Last week the city manager (Ken Frank) contacted members of the

Laguna Canyon Tennis Courts Assn. informing the players that the

Festival Board had made plans to use the tennis courts this summer in

connection with the 2003 summer season.

The specific planned use of the tennis facility implied the fences

would be coming down. Conceivably that would put an effective end to

the tennis facility that has been a significant part of the city’s

park and recreation program for 56 years.

During last year’s lease negotiations, the Festival requested that

the city incorporate the tennis facility as part of the Festival’s

lease. When the final draft of the lease was approved, the City

Council did authorize the Festival to draw up plans and arrange

financing for a building on the tennis court site supposedly for a

museum, exhibit hall or gallery so that local artists might exhibit

their work year round. The site might also include parking spaces and

offices for the Festival’s full-time staff.

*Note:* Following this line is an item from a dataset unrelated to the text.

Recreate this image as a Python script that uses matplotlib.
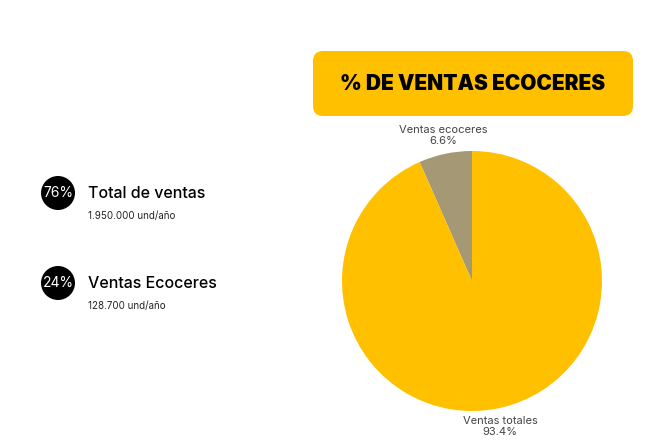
import numpy as np
import matplotlib.pyplot as plt
from matplotlib.patches import FancyBboxPatch, Circle

# pie data
labels = ["Ventas ecoceres", "Ventas totales"]
values = [6.6, 93.4]
colors = ["#A59875", "#FFC000"]

# side indicators
kpi_pct = ["76%", "24%"]
kpi_title = ["Total de ventas", "Ventas Ecoceres"]
kpi_sub = ["1.950.000 und/año", "128.700 und/año"]

title = "% DE VENTAS ECOCERES"

W, H = 650, 447
fig = plt.figure(figsize=(6.5, 4.47), dpi=100)
fig.patch.set_facecolor("white")

# background axes in pixel coords
bg = fig.add_axes([0, 0, 1, 1])
bg.set_xlim(0, W)
bg.set_ylim(H, 0)
bg.axis("off")

# title box
box = FancyBboxPatch((313, 51), 320, 65, boxstyle="round,pad=0,rounding_size=10",
                     facecolor="#FFC000", edgecolor="none")
bg.add_patch(box)
bg.text(473, 84, title, ha="center", va="center", fontsize=15,
        fontweight="black", family="Inter", color="black")

# left indicators
ys = [193, 283]
for i in range(len(kpi_pct)):
    y = ys[i]
    bg.add_patch(Circle((58, y), 17, facecolor="black", edgecolor="none"))
    bg.text(58, y, kpi_pct[i], ha="center", va="center", color="white",
            fontsize=10, family="Inter")
    bg.text(88, y, kpi_title[i], ha="left", va="center", color="black",
            fontsize=11.5, family="Inter", fontweight="medium")
    bg.text(88, y + 23, kpi_sub[i], ha="left", va="center", color="#222222",
            fontsize=7, family="Inter")

# pie
cx, cy, r = 472, 281, 130
ax = fig.add_axes([(cx - r) / W, (H - cy - r) / H, 2 * r / W, 2 * r / H])
wedges, _ = ax.pie(values, colors=colors, startangle=90, counterclock=True,
                   radius=1, wedgeprops=dict(linewidth=0))
ax.set_xlim(-1, 1)
ax.set_ylim(-1, 1)
ax.set_aspect("equal")

for w, lab, v in zip(wedges, labels, values):
    ang = np.deg2rad((w.theta1 + w.theta2) / 2)
    x = 1.06 * np.cos(ang)
    y = 1.06 * np.sin(ang)
    va = "bottom" if y > 0 else "top"
    ax.text(x, y, f"{lab}\n{v}%", ha="center", va=va, fontsize=8,
            color="#444444", family="Inter", linespacing=1.1)

fig.savefig("out.png", dpi=100)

As part of that decision, the City Council voted unanimously to

provide another tennis facility at an alternative location so that

those 100 to 200 people that frequently used the Canyon Courts would

be able to walk off the Canyon Courts and walk onto another similar,

if not comparable, facility. Regrettably, Frank has now informed the

tennis players there is simply no alternative site available. It was

the promise of the alternative tennis facility, however, that made

the Festival’s proposal palatable.

The Canyon Courts and the people that use the facility are not,

contrary to popular opinion, a privileged, clubby or elitist group.

Many of the habitues, including the writer, has played on those

courts for 30 years or longer. Granted, there is a camaraderie that

has naturally evolved around the courts, but perhaps more appealing

about the facility it that it is as close to a natural wilderness

area as can be approximated within the city limits of Laguna Beach.

From the Canyon Courts, one can look up at the surrounding

hillsides and see does and fawns grazing, coyotes scurrying after

rabbits, red-tailed hawks gliding above on off-shore breezes and the

widest possible variety of aboriginal flora, such as sage, heather

mustard, poppies and so much more. It is an enchanting experience,

unobstructed by a multi-level building or, heaven forbid, another

proposed parking structure.

Laguna Conservancy and other civic groups have explicitly

dedicated themselves to restricting development on the north and west

side of Laguna Canyon Road. The tennis players at the Canyon Courts

certainly agree with such a lofty and worthy goal.

It is truly a pity that the Festival does not agree with us.

Stopping development in this beautiful and environmentally sensitive

location should mean things stay exactly as they are now and have

been for 56 years.

* TED CALDWELL is a Laguna Beach resident.